The writer of this blog post, “Preschool Is the New School” (at the blog The No-School Kids: A Homeschool Retrospective), listens to her friend and another woman talk about their childcare arrangements and says:
School? He’s not quite three years old yet! I mean, he does go to Preschool, but is the shorthand for preschool just school now? I don’t mean to dwell in semantics, but it surprised me.
I’ve been surprised this year, spending time with this particular friend, just how immediately one has to figure out the school thing. The school thing starts right out the gate, really. It starts with Preschool. And if you opt out of it, you’ll be chatting with some mom at the tire-swing at the park, explaining that.
I felt that way, too, when DS was a tot. I learned that preschool was just a given — just as much as kindergarten — no matter what the parents’ working arrangements were.
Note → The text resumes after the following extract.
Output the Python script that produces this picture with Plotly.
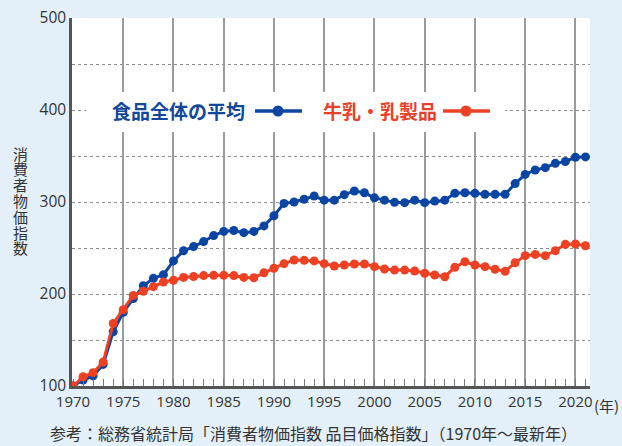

That surprised me, and I started to feel very odd for being surprised about that! Because nobody else was.
I also find it scary. Because many of us, when discussing classroom-less learning after age five, often start by saying things like, “You know how little kids learn how to walk and talk and name colors and eat and sing and count and play at home for their first five years, without teachers or school? And they do just fine?” Well, now, a lot of people don’t know any such thing. Maybe most people don’t know any such thing. They’ve never experienced that.